Petra Lüschow ("Petting und Pershing") zeichnet sowohl für das Drehbuch wie auch die Regie des mittlerweile 15. Falles von Janneke und Brix verantwortlich. Die HR-Redaktion traut der 1966 geborenen Filmemacherin offenbar eine Menge zu, denn sie schrieb und inszenierte bereits den vorletzten Fall "Wer zögert, ist tot". Im August 2021 eröffnete er nach der Sommerpause die noch laufende "Tatort"-Saison 2021/22. Der Film war eine Entführungs-Groteske um Täter mit Hundemasken, dysfunktionale Väter und Frauen, die in einem weiblichen Kampfsport-Zentrum für Selbstermächtigung kämpften. Ein leicht überfrachteter Fall, der an einen – der wenigen – nicht ganz geglückten Coen-Brüder-Filmstoffe erinnerte. Den damaligen Vorwurf, dass Lüschow zu viele Ideen in ihre knapp 90 Minuten packte, kann man ihr bei "Finsternis" nicht machen. Personal, Motive und Handlungsstränge sind überschaubar.
Das Rätsel um eine verschwundene Frau, die sich einfach nicht melden will, von der aber einige in der Familie an das Gerücht oder die Tatsache glauben, sie habe zwischenzeitlich Lebenszeichen von sich gegeben, ist als Prämisse interessant, aber auch überschaubar. "Finsternis" ist ein in manchen Szenen fast leerer Film mit verlorenen Menschen in großen Bildräumen, in deren Tankstellen-, Hörsaal- oder Hausmotiven sich die von weitem gefilmten Charaktere fast verlieren.
Der seine "Tatorte" stets selbst produzierende Hessische Rundfunk ließ für den Film vom hauseigenen hr-Sinfonieorchester einen subtil enervierenden Soundtrack einspielen. Ein Schachzug, der zum Erzählten passt. "Einsam ist es da draußen", scheint einem der Film zurufen zu wollen – und das, obwohl eine Familie gezeigt wird, in der sich die Mitglieder umeinander zu kümmern scheinen. In dieser psychologischen Irritation liegt der größte Reiz des ziemlich leisen Ostermontag-Krimis aus Frankfurt.
Ob man den "Tatort: Finsternis" gut findet oder nicht, liegt wahrscheinlich daran, wie faszinierend man die Figuren des vom Rostocker "Polizeiruf 110"-Teamchef-Darstellers Uwe Preuss gespielten Vaters und seiner beiden Töchter findet. Die Stuttgarterin Odine Johne ("Der Palast") sowie die Salzburgerin Julia Riedler ("Goster") verkörpern zwei in jeder Beziehung ungleiche Frauen, über deren Binnenverhältnis Zuschauende genauso rätseln dürften wie über beider "Connection" zur verschwundenen Mutter wie zum Vater.

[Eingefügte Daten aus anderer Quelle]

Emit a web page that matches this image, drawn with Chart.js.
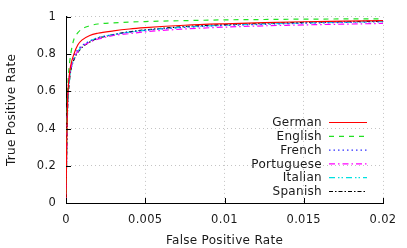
<!DOCTYPE html>
<html>
<head>
<meta charset="utf-8">
<script src="https://cdn.jsdelivr.net/npm/chart.js@4"></script>
<style>
  html, body { margin: 0; padding: 0; background: #fff; }
  #wrap { width: 407px; height: 248px; }
</style>
</head>
<body>
<div id="wrap"><canvas id="roc" width="407" height="248"></canvas></div>
<script>
// false positive rate (x) shared by all curves
const fpr = [0, 0.00005, 0.0001, 0.0002, 0.0003, 0.0005, 0.00075, 0.001, 0.0015, 0.002, 0.003, 0.004, 0.005, 0.0075, 0.01, 0.0125, 0.015, 0.0175, 0.02];

// true positive rate per language
const german     = [0, 0.35, 0.55, 0.68, 0.74, 0.80, 0.85, 0.875, 0.90, 0.912, 0.925, 0.935, 0.942, 0.955, 0.963, 0.969, 0.974, 0.977, 0.980];
const english    = [0, 0.40, 0.60, 0.73, 0.80, 0.88, 0.915, 0.935, 0.952, 0.962, 0.968, 0.972, 0.975, 0.980, 0.984, 0.986, 0.988, 0.989, 0.990];
const french     = [0, 0.35, 0.55, 0.67, 0.73, 0.79, 0.825, 0.845, 0.870, 0.888, 0.905, 0.918, 0.928, 0.944, 0.954, 0.960, 0.966, 0.970, 0.974];
const portuguese = [0, 0.33, 0.53, 0.66, 0.72, 0.78, 0.815, 0.840, 0.865, 0.880, 0.900, 0.910, 0.920, 0.935, 0.945, 0.952, 0.957, 0.961, 0.965];
const italian    = [0, 0.30, 0.50, 0.64, 0.71, 0.775, 0.815, 0.840, 0.870, 0.888, 0.905, 0.918, 0.928, 0.945, 0.955, 0.962, 0.967, 0.971, 0.975];
const spanish    = [0, 0.30, 0.50, 0.64, 0.71, 0.77, 0.81, 0.835, 0.865, 0.885, 0.905, 0.920, 0.930, 0.948, 0.958, 0.965, 0.970, 0.974, 0.977];

const xTicks = [0, 0.005, 0.01, 0.015, 0.02];
const xTickLabels = ['0', '0.005', '0.01', '0.015', '0.02'];
const yTicks = [0, 0.2, 0.4, 0.6, 0.8, 1];
const yTickLabels = ['0', '0.2', '0.4', '0.6', '0.8', '1'];

const FONT = 'DejaVu Sans';
const TEXT = '#1a1a1a';

function pts(ys) {
    return fpr.map((x, i) => ({ x: x, y: ys[i] }));
}

function series(label, ys, color, dash) {
    return {
        label: label,
        data: pts(ys),
        borderColor: color,
        backgroundColor: color,
        borderWidth: 1.2,
        borderDash: dash,
        pointRadius: 0,
        fill: false,
        cubicInterpolationMode: 'monotone'
    };
}

// slightly spaced lettering like the gnuplot cairo output
const spacing = {
    id: 'spacing',
    beforeDraw(chart) {
        chart.ctx.letterSpacing = '0.3px';
    }
};

// gnuplot style inward ticks on left and bottom axes
const innerTicks = {
    id: 'innerTicks',
    afterDatasetsDraw(chart) {
        const ctx = chart.ctx;
        const xs = chart.scales.x, ys = chart.scales.y;
        const a = chart.chartArea;
        ctx.save();
        ctx.strokeStyle = '#000';
        ctx.lineWidth = 1;
        ctx.setLineDash([]);
        ctx.beginPath();
        xTicks.forEach(v => {
            const px = Math.round(xs.getPixelForValue(v)) + 0.5;
            ctx.moveTo(px, a.bottom);
            ctx.lineTo(px, a.bottom - 5);
        });
        yTicks.forEach(v => {
            const py = Math.round(ys.getPixelForValue(v)) + 0.5;
            ctx.moveTo(a.left, py);
            ctx.lineTo(a.left + 5, py);
        });
        ctx.stroke();
        ctx.restore();
    }
};

// key in the lower right corner, labels right aligned before the sample line
const keyBox = {
    id: 'keyBox',
    afterDraw(chart) {
        const ctx = chart.ctx;
        const a = chart.chartArea;
        const textRight = a.right - 61;
        const lineStart = a.right - 54;
        const lineEnd = a.right - 16;
        const rowH = 13.8;
        const firstY = a.bottom - 80.5;
        ctx.save();
        ctx.font = '12px "' + FONT + '"';
        ctx.letterSpacing = '0.3px';
        ctx.textAlign = 'right';
        ctx.textBaseline = 'middle';
        chart.data.datasets.forEach((ds, i) => {
            const y = firstY + i * rowH;
            ctx.fillStyle = TEXT;
            ctx.fillText(ds.label, textRight, y + 0.5);
            ctx.strokeStyle = ds.borderColor;
            ctx.lineWidth = 1.2;
            ctx.setLineDash(ds.borderDash);
            ctx.beginPath();
            ctx.moveTo(lineStart, y);
            ctx.lineTo(lineEnd, y);
            ctx.stroke();
        });
        ctx.restore();
    }
};

const ctx = document.getElementById('roc').getContext('2d');
new Chart(ctx, {
    type: 'line',
    data: {
        datasets: [
            series('German', german, '#ff0000', []),
            series('English', english, '#22e022', [5, 5]),
            series('French', french, '#3030ff', [1.5, 3]),
            series('Portuguese', portuguese, '#ff00ff', [6, 3, 1.5, 3]),
            series('Italian', italian, '#00e0e0', [6, 3, 1.5, 2, 1.5, 3]),
            series('Spanish', spanish, '#000000', [4, 2, 1.5, 2])
        ]
    },
    options: {
        responsive: false,
        animation: false,
        layout: { padding: { top: 16, right: 24, left: 0, bottom: 0 } },
        plugins: {
            legend: { display: false },
            tooltip: { enabled: false }
        },
        scales: {
            x: {
                type: 'linear',
                min: 0,
                max: 0.02,
                afterFit: s => { s.height = 45; },
                afterBuildTicks: s => { s.ticks = xTicks.map(v => ({ value: v })); },
                ticks: {
                    padding: 10,
                    color: TEXT,
                    font: { family: FONT, size: 11.5 },
                    maxRotation: 0,
                    callback: (v) => xTickLabels[xTicks.indexOf(v)]
                },
                grid: { color: '#c4c4c4', lineWidth: 1, drawTicks: false },
                border: { display: true, color: '#000', width: 1, dash: [1, 3] },
                title: {
                    display: true,
                    text: 'False Positive Rate',
                    color: TEXT,
                    font: { family: FONT, size: 12 },
                    padding: { top: 0, bottom: 0.4 }
                }
            },
            y: {
                type: 'linear',
                min: 0,
                max: 1,
                afterFit: s => { s.width = 66; },
                afterBuildTicks: s => { s.ticks = yTicks.map(v => ({ value: v })); },
                ticks: {
                    padding: 10,
                    color: TEXT,
                    font: { family: FONT, size: 11.5 },
                    callback: (v) => yTickLabels[yTicks.indexOf(v)]
                },
                grid: { color: '#c4c4c4', lineWidth: 1, drawTicks: false },
                border: { display: true, color: '#000', width: 1, dash: [1, 3] },
                title: {
                    display: true,
                    text: 'True Positive Rate',
                    color: TEXT,
                    font: { family: FONT, size: 12 },
                    padding: { top: 4.2, bottom: 0 }
                }
            }
        }
    },
    plugins: [spacing, innerTicks, keyBox]
});
</script>
</body>
</html>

Wer aufs Ergründen merkwürdiger, ja irritierender Familien steht, ein Spiel, welches Lüschows Drehbuch allerdings auf recht zurückhaltende Weise betreibt, könnte an diesen Zuschau- und Aufpasskrimi seine Freude haben. Wobei sich das mit der Freude in Grenzen hält. "Finsternis" ist ein eher unspektakulärer, aber dafür ziemlich dunkler und nicht in jeder Erzählfaser glaubwürdiger Krimi aus dem in letzter Zeit etwas schwächelnden – gerade weil lange Zeit erzählerisch so starken – Frankfurter Revier.